In business, I have found, there is rarely a single right answer. By loosening the reins and backing people to find their right answers, we help everybody win. High-functioning teams thrive on a creative tension between top-down and bottom-up goal setting, a mix of aligned and unaligned OKRs. In times of operational urgency, when simple doing takes precedence, organizations may choose to be more directive. But when the numbers are strong and a company has grown too cautious and buttoned-up, a lighter touch may be just right. When leaders are attuned to the fluctuating needs of both the business and their employees, the mix of top-down and bottom-up goals generally settles at around half-and-half. Which sounds about right to me.
Even as modern goal setting successfully transcends the org chart, unacknowledged dependencies remain the number one cause of project slippage. The cure is lateral, cross-functional connectivity, peer-to-peer and team-to-team. For innovation and advanced problem solving, isolated individuals cannot match a connected group. Product relies on engineering, marketing on sales. As business becomes more intricate and initiatives more complex, interdependent divisions need a tool to help them reach the finish line together.
Connected companies are quicker companies. To grab a competitive advantage, both leaders and contributors need to link up horizontally, breaking through barriers. A transparent OKR system, as Laszlo Bock points out, promotes this sort of freewheeling collaboration: “People across the whole organization can see what’s going on. Suddenly you have people who are designing a handset reaching out to another team doing software, because they saw an interesting thing you could do with the user interface.”

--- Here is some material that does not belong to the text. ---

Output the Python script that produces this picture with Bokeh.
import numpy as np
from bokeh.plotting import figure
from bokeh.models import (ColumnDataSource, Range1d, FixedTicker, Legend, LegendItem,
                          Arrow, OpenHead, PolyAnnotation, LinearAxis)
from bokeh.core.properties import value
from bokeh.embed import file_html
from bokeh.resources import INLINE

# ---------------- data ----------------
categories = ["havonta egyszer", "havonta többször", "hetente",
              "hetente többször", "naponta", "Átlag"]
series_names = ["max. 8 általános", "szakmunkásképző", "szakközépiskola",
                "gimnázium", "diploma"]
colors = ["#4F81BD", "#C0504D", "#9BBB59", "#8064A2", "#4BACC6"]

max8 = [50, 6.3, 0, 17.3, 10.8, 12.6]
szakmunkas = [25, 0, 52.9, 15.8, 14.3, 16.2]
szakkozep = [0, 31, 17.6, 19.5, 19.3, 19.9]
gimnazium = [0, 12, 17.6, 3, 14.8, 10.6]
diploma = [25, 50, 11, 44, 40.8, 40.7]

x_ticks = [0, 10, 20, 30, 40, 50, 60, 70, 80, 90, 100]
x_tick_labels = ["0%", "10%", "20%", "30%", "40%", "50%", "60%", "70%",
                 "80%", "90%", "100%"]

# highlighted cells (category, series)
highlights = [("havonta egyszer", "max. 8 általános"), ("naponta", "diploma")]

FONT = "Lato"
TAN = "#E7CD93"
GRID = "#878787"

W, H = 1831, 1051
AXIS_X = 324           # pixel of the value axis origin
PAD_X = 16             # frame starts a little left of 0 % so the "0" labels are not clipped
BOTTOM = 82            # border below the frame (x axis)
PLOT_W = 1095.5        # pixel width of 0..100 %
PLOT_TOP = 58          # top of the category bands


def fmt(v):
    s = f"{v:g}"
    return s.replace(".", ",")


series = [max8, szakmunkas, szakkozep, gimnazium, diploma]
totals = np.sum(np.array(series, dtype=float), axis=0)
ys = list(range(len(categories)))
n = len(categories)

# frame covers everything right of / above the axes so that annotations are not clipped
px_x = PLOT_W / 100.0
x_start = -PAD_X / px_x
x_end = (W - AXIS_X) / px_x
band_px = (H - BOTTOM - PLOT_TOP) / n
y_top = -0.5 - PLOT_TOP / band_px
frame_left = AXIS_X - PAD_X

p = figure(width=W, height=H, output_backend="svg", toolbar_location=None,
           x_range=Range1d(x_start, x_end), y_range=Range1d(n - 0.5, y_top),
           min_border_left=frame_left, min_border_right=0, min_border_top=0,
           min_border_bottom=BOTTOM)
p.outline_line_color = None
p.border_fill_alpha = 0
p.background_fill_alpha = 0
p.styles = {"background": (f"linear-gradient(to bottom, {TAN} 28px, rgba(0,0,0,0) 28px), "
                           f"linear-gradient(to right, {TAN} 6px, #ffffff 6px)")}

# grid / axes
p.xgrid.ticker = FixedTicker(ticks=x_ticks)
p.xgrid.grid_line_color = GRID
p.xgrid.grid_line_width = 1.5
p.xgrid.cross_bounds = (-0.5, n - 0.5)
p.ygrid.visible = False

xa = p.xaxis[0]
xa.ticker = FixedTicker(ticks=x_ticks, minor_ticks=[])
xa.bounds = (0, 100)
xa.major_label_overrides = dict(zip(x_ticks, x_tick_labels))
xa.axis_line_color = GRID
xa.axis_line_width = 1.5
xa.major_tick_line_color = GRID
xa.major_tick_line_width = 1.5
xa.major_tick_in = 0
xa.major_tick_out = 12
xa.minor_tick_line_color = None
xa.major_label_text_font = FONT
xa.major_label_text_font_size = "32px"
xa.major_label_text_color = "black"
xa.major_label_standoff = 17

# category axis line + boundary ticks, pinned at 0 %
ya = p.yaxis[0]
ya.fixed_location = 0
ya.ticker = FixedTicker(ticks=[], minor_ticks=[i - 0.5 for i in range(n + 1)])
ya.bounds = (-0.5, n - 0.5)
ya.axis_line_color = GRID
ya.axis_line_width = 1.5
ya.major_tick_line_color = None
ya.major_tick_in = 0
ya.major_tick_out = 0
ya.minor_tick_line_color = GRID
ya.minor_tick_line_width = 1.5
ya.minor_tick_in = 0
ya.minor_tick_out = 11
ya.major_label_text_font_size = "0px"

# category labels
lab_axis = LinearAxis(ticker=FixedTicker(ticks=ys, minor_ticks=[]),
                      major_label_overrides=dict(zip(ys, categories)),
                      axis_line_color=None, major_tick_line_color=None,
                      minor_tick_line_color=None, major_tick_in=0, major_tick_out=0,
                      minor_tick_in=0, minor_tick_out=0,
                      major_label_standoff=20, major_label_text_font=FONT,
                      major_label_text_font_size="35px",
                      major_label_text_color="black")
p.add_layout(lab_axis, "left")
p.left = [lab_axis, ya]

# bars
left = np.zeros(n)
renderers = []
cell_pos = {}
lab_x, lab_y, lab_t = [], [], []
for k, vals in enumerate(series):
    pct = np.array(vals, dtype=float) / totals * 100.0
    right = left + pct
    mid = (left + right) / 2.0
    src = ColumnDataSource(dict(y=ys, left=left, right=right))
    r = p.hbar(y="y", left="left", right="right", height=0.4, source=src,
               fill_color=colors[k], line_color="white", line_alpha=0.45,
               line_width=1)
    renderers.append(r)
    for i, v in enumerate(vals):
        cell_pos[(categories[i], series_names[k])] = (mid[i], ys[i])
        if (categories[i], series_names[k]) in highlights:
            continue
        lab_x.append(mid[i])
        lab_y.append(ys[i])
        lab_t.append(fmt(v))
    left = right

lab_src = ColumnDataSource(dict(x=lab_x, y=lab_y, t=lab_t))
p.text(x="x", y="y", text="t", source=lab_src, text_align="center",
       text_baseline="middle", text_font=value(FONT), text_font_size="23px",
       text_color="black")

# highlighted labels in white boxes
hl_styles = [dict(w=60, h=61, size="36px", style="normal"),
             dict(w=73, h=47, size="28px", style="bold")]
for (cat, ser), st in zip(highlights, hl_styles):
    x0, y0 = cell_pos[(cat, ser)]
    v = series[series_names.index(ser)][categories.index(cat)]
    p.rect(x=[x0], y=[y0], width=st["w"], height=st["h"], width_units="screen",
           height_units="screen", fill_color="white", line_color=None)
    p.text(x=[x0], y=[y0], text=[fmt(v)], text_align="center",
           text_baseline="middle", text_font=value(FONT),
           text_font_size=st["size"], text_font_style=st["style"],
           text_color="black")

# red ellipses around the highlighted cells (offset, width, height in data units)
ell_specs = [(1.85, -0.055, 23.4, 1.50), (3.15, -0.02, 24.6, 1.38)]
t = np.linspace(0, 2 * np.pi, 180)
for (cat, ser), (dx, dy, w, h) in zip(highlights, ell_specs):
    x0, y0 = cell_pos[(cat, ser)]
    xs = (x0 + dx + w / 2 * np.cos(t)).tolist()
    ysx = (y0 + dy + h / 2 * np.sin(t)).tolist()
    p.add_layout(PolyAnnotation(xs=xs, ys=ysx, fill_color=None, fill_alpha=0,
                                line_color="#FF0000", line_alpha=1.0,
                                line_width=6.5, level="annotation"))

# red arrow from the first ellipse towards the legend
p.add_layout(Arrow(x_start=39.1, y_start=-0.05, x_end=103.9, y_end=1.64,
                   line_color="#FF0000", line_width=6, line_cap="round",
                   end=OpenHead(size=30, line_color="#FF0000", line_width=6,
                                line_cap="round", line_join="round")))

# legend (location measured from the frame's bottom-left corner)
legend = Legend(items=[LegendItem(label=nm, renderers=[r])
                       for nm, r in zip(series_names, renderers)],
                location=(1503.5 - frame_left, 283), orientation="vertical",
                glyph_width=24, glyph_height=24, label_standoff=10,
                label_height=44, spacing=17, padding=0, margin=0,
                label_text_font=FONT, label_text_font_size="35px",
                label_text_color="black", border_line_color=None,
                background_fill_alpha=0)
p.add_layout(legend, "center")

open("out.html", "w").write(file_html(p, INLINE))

When goals are public and visible to all, a “team of teams” can attack trouble spots wherever they surface. Adds Bock: “You can see immediately if somebody’s hitting the ball out of the park—you investigate. If somebody’s missing all the time, you investigate. Transparency creates very clear signals for everyone. You kick off virtuous cycles that reinforce your ability to actually get your work done. And the management tax is zero—it’s amazing.”